The screening was held at the Texas Union Theatre and was hosted by the Harry Ransom Center in partnership with the locally based ZACH Theatre. It was part of a weekend of events celebrating McNally’s 80th birthday.
The documentary, “Every Act of Life,” profiles the life and career of McNally. The film details his six decades of creative writing, fighting for LGBTQ rights and his personal struggles with addiction, cancer and love.
“It’s easy to forget how cutting-edge he was because we’ve come so far,” actor Billy Porter said in the documentary. “Terrence McNally was one of the first people … to write about an openly gay man.”
One of the main inspirations in McNally’s early life was Maureen McElroy, his high school English teacher in Corpus Christi. McNally said he is thankful for McElroy because she was one of the few people in his early life to believe in his work and passion.
“I think she got me when no one else did,” McNally said during the event. “She thought what I did was important and not silly. It all comes back to Ms. McElroy. She (influences) all my plays, all my work, all my life.”

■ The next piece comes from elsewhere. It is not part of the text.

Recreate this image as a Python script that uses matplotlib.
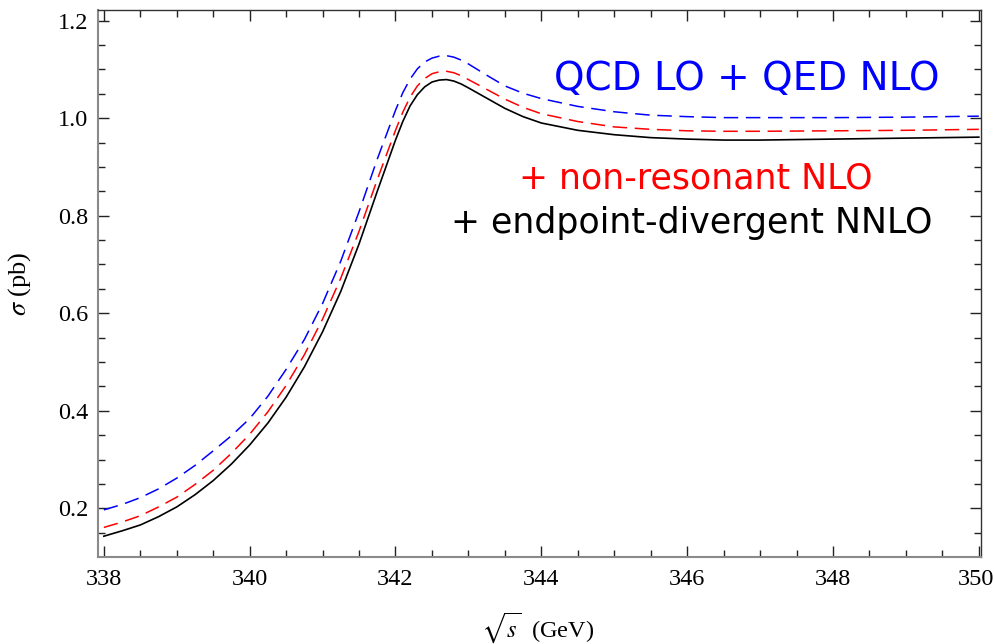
import matplotlib
matplotlib.use('Agg')
import matplotlib.pyplot as plt
import matplotlib.transforms as mtransforms
from matplotlib.ticker import MultipleLocator

# ---- data ----
sqrt_s = [338.0, 338.25, 338.5, 338.75, 339.0, 339.25, 339.5, 339.75, 340.0, 340.25,
          340.5, 340.75, 341.0, 341.25, 341.5, 341.75, 342.0, 342.1, 342.2, 342.3,
          342.4, 342.5, 342.6, 342.7, 342.8, 342.9, 343.0, 343.25, 343.5, 343.75,
          344.0, 344.5, 345.0, 345.5, 346.0, 346.5, 347.0, 348.0, 349.0, 350.0]

# QCD LO + QED NLO (blue, dashed)
sigma_lo_qed = [0.197, 0.208, 0.222, 0.240, 0.262, 0.288, 0.318, 0.349, 0.384, 0.430,
                0.485, 0.546, 0.620, 0.707, 0.808, 0.916, 1.016, 1.052, 1.080, 1.101,
                1.115, 1.123, 1.127, 1.128, 1.125, 1.119, 1.111, 1.088, 1.066, 1.051,
                1.040, 1.024, 1.013, 1.006, 1.003, 1.001, 1.001, 1.001, 1.002, 1.004]

# + non-resonant NLO (red, dashed)
sigma_nonres = [0.161, 0.172, 0.185, 0.203, 0.223, 0.249, 0.278, 0.313, 0.352, 0.398,
                0.452, 0.515, 0.588, 0.672, 0.768, 0.874, 0.975, 1.012, 1.043, 1.066,
                1.081, 1.091, 1.095, 1.096, 1.093, 1.087, 1.079, 1.059, 1.039, 1.022,
                1.009, 0.993, 0.982, 0.977, 0.974, 0.973, 0.973, 0.974, 0.975, 0.977]

# + endpoint-divergent NNLO (black, solid)
sigma_nnlo = [0.143, 0.154, 0.166, 0.183, 0.203, 0.228, 0.257, 0.291, 0.330, 0.375,
              0.428, 0.490, 0.562, 0.645, 0.742, 0.850, 0.955, 0.993, 1.025, 1.048,
              1.064, 1.074, 1.078, 1.079, 1.076, 1.070, 1.062, 1.041, 1.020, 1.003,
              0.990, 0.975, 0.966, 0.960, 0.957, 0.955, 0.955, 0.957, 0.959, 0.961]

x_ticks = [338, 340, 342, 344, 346, 348, 350]
y_ticks = [0.2, 0.4, 0.6, 0.8, 1.0, 1.2]

label_lo = 'QCD LO + QED NLO'
label_nonres = '+ non-resonant NLO'
label_nnlo = '+ endpoint-divergent NNLO'

# ---- figure ----
plt.rcParams['font.family'] = ['Liberation Serif', 'DejaVu Serif']
plt.rcParams['mathtext.fontset'] = 'stix'

W, H = 995, 644
fig = plt.figure(figsize=(W / 100, H / 100), dpi=100)
L, R, T, B = 98, 981, 10.3, 556.7
ax = fig.add_axes([L / W, 1 - B / H, (R - L) / W, (B - T) / H])

dash = (0, (9.5, 5.0))
ax.plot(sqrt_s, sigma_lo_qed, color=(0, 0, 1), lw=1.1, ls=dash)
ax.plot(sqrt_s, sigma_nonres, color=(1, 0, 0), lw=1.1, ls=dash)
ax.plot(sqrt_s, sigma_nnlo, color='black', lw=1.2)

ax.set_xlim(337.92, 350.03)
ax.set_ylim(0.101, 1.221)

ax.set_xticks(x_ticks)
ax.set_xticklabels([str(v) for v in x_ticks])
ax.set_yticks(y_ticks)
ax.set_yticklabels([f'{v:.1f}' for v in y_ticks])
ax.xaxis.set_minor_locator(MultipleLocator(0.5))
ax.yaxis.set_minor_locator(MultipleLocator(0.05))

ax.tick_params(which='both', direction='in', top=True, right=True,
               labelsize=17.5, color='#222222', width=1.0)
ax.tick_params(which='major', length=8)
ax.tick_params(which='minor', length=5)
ax.tick_params(axis='x', which='major', pad=9)
ax.tick_params(axis='y', which='major', pad=7)

# keep the last x tick label inside the canvas
last = ax.get_xticklabels()[-1]
last.set_transform(last.get_transform() +
                   mtransforms.ScaledTranslation(-3 / 100, 0, fig.dpi_scale_trans))

for s in ['left', 'bottom']:
    ax.spines[s].set_color('#8a8a8a')
    ax.spines[s].set_linewidth(1.5)
for s in ['top', 'right']:
    ax.spines[s].set_color('#333333')
    ax.spines[s].set_linewidth(1.0)

ax.set_xlabel(r'$\sqrt{s}$  (GeV)', fontsize=17.5)
ax.xaxis.set_label_coords((538 - L) / (R - L), (B - 637) / (B - T), transform=ax.transAxes)
ax.xaxis.label.set_va('baseline')
ax.set_ylabel(r'$\sigma$ (pb)', fontsize=19)
ax.yaxis.set_label_coords((33 - L) / (R - L), 0.5, transform=ax.transAxes)

sans = ['DejaVu Sans']
fig.text(940 / W, 1 - 90 / H, label_lo, color=(0, 0, 1), fontsize=28,
         ha='right', va='baseline', family=sans)
fig.text(696 / W, 1 - 188.3 / H, label_nonres, color=(1, 0, 0), fontsize=25,
         ha='center', va='baseline', family=sans)
fig.text(692 / W, 1 - 233.3 / H, label_nnlo, color='black', fontsize=25,
         ha='center', va='baseline', family=sans)

fig.savefig('out.png', dpi=100)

After the documentary screening and discussion with McNally, the Harry Ransom Center opened a display of selections from McNally’s archive, including photographs, scripts from his work on stage and on television, and various articles and reviews of his work. The exhibit, “Stories to Tell,” is open until Feb. 19.
Theater freshman Nick Saldivar attended the event because he said he fell in love with McNally’s musicals after being introduced to them by his high school theater director.
“My main takeaway (from the event) was to perform what you love and write what you love, to know what you’re doing and writing … and always make sure to live passionately,” Saldivar said. “All the different aspects in his life — they never made him cold, and they never made him cynical. He just powered through it. Everything he goes through is his process.”